Some records
·····

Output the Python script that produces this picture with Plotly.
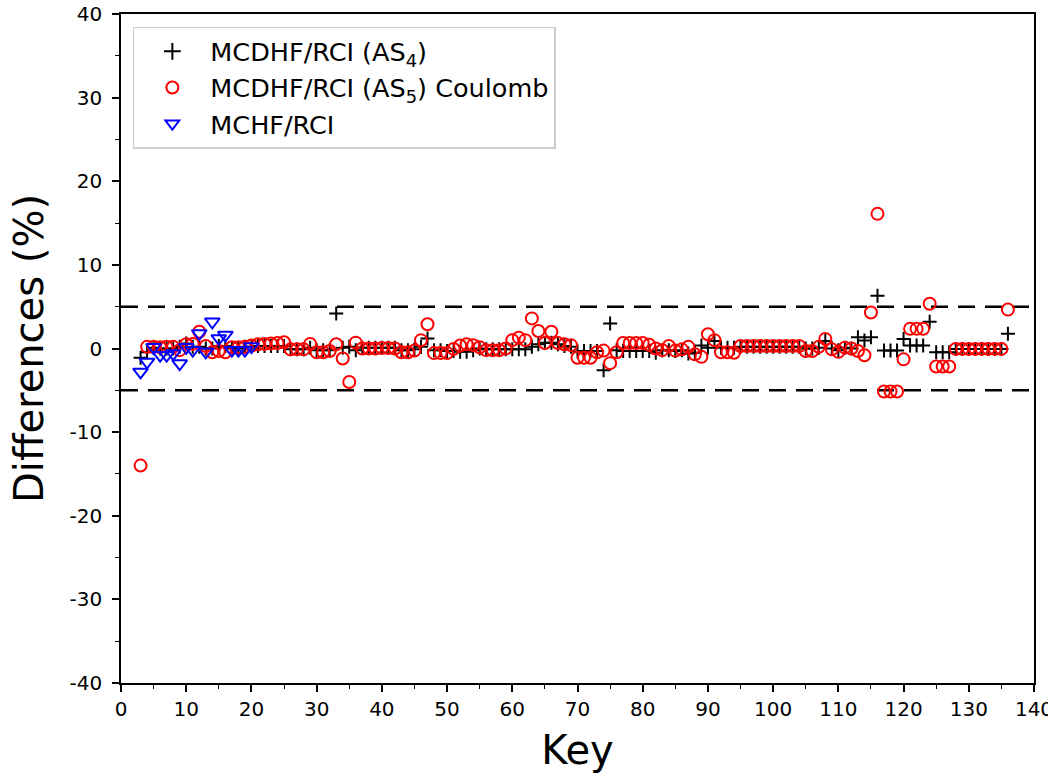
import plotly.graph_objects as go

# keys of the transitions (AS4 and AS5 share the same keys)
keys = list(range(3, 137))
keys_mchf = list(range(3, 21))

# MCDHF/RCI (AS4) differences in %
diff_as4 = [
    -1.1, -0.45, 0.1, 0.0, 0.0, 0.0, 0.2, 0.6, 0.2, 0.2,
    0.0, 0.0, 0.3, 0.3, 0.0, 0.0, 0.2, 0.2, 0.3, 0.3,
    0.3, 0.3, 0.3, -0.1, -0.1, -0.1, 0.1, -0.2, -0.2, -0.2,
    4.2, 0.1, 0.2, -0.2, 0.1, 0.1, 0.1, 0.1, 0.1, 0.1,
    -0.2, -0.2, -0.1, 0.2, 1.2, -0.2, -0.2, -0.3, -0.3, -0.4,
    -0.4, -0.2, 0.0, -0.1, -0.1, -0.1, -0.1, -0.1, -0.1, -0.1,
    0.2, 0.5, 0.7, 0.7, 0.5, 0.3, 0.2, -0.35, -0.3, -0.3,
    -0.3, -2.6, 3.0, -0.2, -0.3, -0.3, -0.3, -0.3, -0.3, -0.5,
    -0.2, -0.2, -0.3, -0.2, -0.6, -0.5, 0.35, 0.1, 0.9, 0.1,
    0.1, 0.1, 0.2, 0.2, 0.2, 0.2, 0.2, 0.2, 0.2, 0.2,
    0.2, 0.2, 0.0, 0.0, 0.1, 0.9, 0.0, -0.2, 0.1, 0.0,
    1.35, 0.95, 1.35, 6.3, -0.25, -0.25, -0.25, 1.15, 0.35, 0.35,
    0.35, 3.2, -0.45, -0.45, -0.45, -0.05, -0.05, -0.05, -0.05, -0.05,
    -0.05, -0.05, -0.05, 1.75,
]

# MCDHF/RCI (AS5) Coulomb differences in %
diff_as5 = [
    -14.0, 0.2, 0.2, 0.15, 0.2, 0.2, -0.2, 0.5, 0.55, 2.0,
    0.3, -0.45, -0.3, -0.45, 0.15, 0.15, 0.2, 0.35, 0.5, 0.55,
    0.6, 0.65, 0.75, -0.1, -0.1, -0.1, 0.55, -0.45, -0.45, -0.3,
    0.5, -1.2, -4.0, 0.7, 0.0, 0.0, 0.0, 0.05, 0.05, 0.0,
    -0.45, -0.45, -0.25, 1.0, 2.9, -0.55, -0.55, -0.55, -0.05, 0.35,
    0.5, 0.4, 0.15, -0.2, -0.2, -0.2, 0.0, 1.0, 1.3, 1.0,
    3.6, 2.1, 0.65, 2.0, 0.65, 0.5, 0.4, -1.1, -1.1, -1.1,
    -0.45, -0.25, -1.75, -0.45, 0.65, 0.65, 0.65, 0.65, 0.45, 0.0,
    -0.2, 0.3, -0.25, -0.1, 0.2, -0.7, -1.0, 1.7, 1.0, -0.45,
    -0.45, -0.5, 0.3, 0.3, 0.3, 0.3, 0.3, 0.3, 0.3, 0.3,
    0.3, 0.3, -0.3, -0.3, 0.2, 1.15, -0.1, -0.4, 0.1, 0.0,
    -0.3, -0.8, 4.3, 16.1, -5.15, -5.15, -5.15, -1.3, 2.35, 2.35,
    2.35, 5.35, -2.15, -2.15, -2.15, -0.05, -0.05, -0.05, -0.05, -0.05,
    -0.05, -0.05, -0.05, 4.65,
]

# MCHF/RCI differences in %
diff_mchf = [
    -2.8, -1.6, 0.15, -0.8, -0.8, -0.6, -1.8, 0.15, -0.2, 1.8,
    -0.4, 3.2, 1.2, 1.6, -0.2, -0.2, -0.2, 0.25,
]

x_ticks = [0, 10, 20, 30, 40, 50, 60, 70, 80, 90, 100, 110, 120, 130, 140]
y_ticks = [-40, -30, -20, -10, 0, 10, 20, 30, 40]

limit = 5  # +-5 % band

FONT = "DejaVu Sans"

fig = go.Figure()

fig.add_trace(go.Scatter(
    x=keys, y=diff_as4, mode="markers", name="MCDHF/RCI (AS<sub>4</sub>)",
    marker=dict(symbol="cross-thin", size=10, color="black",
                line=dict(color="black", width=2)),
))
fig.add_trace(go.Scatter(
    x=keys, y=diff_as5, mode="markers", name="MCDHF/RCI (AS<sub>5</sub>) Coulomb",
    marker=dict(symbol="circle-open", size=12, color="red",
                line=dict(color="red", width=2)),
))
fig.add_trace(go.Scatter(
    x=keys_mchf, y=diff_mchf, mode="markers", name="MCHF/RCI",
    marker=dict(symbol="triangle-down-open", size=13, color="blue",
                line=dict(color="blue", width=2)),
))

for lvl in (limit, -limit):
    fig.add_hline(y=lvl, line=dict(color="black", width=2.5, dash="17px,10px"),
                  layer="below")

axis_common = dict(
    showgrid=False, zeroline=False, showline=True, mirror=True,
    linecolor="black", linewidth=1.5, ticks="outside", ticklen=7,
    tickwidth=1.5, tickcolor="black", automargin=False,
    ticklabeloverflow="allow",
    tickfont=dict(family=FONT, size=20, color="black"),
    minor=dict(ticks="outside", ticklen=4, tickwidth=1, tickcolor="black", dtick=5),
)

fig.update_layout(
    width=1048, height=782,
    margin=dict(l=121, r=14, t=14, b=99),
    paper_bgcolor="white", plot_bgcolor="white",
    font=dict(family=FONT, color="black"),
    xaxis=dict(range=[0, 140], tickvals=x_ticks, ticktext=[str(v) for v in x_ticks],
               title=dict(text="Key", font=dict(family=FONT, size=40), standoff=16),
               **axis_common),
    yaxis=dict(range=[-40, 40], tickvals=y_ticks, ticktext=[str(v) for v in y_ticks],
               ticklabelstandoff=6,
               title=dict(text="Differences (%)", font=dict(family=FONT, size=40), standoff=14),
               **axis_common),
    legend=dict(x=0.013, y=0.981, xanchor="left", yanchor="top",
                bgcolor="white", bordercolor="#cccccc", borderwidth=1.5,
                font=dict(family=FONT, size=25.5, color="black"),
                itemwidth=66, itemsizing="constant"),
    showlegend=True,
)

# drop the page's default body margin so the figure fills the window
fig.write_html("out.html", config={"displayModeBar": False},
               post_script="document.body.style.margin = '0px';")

·····

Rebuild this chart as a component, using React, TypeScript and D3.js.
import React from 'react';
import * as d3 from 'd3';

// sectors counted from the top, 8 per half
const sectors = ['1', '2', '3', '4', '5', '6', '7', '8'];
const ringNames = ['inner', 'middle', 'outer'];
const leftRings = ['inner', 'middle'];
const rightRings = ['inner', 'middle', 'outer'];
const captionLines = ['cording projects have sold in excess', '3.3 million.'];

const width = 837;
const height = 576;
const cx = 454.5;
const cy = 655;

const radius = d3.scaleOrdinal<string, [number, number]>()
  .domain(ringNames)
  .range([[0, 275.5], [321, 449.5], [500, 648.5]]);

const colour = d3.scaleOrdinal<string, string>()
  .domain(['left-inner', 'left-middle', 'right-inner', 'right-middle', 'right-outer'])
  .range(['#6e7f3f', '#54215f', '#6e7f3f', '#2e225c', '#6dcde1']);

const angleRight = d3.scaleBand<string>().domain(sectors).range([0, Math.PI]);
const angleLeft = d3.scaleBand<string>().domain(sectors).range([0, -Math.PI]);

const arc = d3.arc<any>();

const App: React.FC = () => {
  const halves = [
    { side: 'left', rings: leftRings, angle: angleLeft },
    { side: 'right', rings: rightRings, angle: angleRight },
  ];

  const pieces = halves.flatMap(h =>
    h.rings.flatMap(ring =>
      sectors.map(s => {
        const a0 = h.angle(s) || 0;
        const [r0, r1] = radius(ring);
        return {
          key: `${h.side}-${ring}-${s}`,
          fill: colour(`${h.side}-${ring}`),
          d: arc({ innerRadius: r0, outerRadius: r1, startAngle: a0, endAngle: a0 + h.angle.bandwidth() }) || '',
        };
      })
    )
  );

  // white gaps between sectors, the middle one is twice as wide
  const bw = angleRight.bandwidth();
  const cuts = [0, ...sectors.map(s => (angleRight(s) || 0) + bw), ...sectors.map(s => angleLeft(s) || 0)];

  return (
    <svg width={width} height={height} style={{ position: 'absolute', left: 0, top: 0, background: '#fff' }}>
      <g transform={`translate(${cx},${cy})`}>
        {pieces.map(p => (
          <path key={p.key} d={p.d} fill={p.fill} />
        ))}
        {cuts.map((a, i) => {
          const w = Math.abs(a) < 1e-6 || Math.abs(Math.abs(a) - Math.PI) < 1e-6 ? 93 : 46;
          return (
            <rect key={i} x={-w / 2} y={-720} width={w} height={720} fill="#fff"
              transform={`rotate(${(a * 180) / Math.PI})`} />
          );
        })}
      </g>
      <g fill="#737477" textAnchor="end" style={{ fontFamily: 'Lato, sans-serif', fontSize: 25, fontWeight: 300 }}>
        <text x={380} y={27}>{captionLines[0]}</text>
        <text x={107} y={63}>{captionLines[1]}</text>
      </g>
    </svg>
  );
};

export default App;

·····

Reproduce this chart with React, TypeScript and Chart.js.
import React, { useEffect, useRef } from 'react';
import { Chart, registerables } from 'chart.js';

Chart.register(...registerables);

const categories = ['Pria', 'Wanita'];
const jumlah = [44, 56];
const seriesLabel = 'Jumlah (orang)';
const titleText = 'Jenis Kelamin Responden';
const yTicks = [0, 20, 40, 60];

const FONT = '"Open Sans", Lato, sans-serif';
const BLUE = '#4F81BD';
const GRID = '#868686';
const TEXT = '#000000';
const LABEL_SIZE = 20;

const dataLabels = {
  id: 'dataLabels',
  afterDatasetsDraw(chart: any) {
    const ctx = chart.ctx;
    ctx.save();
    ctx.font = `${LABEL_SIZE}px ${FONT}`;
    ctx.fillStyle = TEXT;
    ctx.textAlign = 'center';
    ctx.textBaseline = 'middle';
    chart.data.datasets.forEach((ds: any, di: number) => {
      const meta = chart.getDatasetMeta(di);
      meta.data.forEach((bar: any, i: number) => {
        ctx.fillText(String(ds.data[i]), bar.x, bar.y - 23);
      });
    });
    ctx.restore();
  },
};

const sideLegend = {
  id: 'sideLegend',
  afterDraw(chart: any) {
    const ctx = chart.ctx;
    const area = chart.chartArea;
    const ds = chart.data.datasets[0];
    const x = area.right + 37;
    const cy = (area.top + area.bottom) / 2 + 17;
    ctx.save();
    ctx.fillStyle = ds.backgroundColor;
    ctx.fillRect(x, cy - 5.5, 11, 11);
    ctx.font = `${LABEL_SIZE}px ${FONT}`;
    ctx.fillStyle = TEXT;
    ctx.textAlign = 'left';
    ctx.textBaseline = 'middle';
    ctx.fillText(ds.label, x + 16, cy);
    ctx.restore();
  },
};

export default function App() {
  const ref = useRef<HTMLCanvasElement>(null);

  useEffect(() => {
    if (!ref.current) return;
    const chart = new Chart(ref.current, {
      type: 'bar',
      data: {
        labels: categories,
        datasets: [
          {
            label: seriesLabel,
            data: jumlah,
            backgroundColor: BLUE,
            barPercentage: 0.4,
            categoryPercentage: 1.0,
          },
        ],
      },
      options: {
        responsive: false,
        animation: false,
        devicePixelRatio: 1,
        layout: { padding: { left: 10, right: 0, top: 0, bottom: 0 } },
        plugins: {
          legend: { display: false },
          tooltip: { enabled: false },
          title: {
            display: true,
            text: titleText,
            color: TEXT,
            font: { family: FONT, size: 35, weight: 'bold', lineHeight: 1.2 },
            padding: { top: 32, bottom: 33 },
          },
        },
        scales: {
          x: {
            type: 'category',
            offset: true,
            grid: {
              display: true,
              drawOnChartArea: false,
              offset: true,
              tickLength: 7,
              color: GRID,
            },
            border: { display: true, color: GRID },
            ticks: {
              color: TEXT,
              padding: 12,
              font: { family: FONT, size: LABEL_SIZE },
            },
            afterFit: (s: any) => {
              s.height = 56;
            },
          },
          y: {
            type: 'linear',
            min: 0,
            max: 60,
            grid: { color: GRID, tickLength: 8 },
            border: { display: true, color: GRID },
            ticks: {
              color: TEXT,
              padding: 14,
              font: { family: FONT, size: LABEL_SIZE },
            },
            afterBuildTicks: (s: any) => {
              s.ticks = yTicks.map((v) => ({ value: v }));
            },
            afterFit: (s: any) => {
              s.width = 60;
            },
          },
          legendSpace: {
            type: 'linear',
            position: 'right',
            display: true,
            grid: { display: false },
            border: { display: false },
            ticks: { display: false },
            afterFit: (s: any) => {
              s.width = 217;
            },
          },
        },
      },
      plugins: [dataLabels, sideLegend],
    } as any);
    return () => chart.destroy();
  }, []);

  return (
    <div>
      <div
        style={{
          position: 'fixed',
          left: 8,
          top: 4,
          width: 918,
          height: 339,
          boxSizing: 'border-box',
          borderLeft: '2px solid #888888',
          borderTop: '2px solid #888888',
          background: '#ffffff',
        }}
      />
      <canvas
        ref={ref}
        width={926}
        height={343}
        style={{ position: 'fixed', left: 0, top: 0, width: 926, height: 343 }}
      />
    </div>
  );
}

·····

Output exactly one stretch of the listing: from the line containing "Rebuild this chart" through the line containing "const cy = 655;", both end lines included.

Rebuild this chart as a component, using React, TypeScript and D3.js.
import React from 'react';
import * as d3 from 'd3';

// sectors counted from the top, 8 per half
const sectors = ['1', '2', '3', '4', '5', '6', '7', '8'];
const ringNames = ['inner', 'middle', 'outer'];
const leftRings = ['inner', 'middle'];
const rightRings = ['inner', 'middle', 'outer'];
const captionLines = ['cording projects have sold in excess', '3.3 million.'];

const width = 837;
const height = 576;
const cx = 454.5;
const cy = 655;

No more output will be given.